(Rows from a dataset of charts and code)
** BEGIN **
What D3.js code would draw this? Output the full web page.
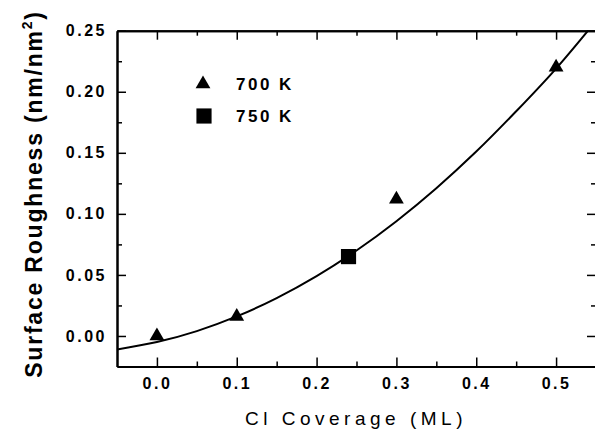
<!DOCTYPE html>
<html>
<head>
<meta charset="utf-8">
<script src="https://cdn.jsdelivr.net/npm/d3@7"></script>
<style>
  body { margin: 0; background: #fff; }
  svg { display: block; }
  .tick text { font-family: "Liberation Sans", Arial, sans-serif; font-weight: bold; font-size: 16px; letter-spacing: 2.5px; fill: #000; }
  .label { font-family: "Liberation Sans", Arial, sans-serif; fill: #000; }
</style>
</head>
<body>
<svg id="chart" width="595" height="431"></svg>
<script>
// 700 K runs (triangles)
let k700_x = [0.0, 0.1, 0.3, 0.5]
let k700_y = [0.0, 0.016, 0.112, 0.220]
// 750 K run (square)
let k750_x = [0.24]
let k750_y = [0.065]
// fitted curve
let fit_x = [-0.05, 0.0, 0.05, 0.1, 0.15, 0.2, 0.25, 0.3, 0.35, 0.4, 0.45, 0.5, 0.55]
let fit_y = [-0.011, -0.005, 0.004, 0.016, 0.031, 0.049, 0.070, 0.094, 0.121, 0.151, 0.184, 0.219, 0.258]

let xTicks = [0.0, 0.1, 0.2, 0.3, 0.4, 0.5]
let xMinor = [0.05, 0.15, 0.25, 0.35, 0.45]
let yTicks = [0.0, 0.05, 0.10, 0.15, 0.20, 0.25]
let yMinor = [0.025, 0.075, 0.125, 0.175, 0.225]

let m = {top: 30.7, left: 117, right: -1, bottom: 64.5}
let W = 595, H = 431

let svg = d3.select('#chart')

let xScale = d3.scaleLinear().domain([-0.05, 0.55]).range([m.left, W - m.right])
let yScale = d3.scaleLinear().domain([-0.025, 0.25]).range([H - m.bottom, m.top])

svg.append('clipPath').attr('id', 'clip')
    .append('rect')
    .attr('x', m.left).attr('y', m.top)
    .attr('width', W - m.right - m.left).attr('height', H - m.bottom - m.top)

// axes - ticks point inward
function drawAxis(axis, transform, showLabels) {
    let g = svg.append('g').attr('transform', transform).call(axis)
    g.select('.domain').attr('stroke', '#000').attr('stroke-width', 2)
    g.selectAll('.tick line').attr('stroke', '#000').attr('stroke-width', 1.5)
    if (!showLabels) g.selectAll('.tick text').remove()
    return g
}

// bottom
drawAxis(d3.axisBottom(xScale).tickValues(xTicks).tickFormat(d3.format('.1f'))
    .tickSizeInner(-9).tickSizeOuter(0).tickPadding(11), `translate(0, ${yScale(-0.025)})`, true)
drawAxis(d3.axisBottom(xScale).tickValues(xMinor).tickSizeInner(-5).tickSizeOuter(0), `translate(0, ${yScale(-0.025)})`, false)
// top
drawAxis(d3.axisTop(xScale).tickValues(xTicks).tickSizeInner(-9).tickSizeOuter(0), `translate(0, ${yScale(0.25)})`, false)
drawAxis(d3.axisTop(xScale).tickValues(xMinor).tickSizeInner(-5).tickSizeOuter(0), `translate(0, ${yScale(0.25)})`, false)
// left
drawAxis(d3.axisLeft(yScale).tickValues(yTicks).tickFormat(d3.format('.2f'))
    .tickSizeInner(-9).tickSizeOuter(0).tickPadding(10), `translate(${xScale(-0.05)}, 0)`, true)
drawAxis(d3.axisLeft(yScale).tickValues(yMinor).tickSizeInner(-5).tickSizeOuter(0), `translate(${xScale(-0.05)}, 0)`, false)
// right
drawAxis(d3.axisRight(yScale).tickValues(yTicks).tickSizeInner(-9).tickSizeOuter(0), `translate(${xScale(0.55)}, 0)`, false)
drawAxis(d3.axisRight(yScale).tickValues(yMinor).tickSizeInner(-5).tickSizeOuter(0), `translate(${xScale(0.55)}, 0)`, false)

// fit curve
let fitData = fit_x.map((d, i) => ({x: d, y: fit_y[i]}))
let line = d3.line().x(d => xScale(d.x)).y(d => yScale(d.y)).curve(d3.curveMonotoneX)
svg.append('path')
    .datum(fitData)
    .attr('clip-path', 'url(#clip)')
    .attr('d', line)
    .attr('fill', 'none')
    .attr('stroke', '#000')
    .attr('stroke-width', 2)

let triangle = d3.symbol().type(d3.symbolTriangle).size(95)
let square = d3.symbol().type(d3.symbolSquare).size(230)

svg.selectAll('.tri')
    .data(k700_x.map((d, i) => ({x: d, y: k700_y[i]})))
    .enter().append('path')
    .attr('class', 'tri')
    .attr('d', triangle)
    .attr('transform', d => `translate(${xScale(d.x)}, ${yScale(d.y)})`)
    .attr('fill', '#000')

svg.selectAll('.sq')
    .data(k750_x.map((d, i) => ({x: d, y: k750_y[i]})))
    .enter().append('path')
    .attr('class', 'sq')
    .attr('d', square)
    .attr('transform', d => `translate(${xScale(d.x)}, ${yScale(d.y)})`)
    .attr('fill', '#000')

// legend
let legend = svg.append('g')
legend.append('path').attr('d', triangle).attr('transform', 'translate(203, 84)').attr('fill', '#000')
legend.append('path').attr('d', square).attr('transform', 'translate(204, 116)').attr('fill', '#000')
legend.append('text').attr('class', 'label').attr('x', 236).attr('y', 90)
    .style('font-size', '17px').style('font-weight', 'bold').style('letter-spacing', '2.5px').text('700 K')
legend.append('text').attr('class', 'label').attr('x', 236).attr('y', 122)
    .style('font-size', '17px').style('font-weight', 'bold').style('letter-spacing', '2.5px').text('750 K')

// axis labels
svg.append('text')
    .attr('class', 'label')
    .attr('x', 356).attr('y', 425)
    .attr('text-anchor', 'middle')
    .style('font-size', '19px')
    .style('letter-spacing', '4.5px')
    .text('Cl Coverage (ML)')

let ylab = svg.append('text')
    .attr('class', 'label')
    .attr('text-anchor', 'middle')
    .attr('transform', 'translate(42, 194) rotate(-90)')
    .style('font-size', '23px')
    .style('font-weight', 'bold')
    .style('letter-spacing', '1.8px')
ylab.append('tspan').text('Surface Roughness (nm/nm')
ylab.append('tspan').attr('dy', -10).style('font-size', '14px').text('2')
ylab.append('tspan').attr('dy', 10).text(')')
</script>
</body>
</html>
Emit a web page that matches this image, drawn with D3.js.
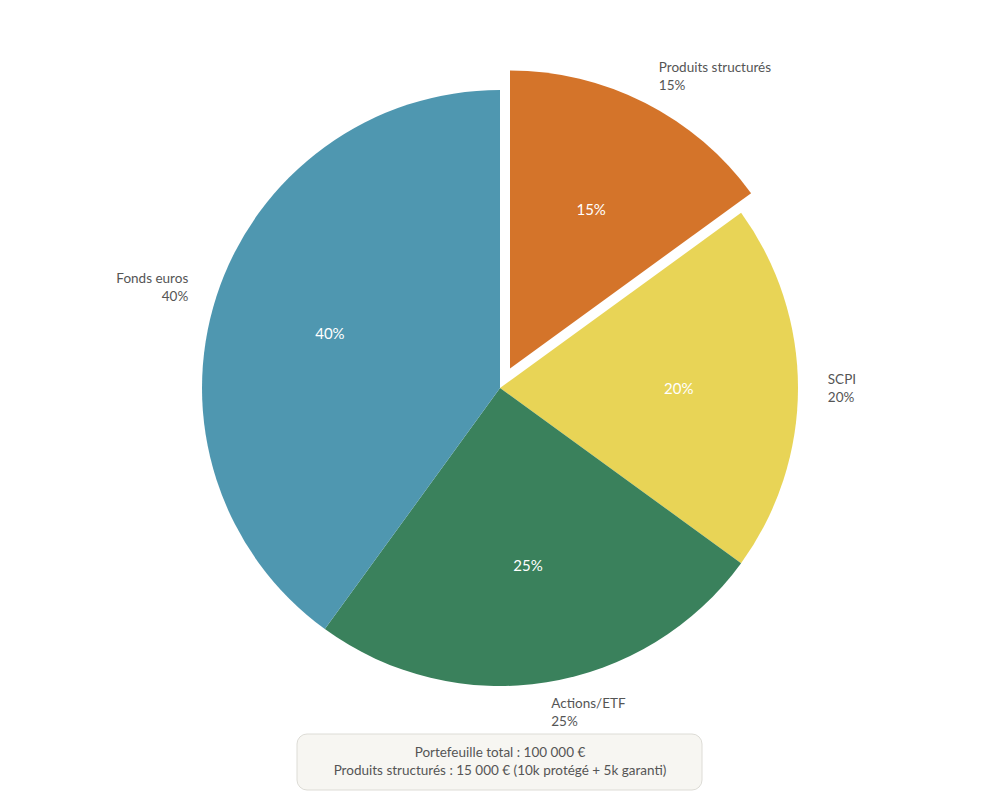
** END **
-- The problem --
Copy every line that includes the string "this" from the material above.

-- Problem solution --
What D3.js code would draw this? Output the full web page.
Emit a web page that matches this image, drawn with D3.js.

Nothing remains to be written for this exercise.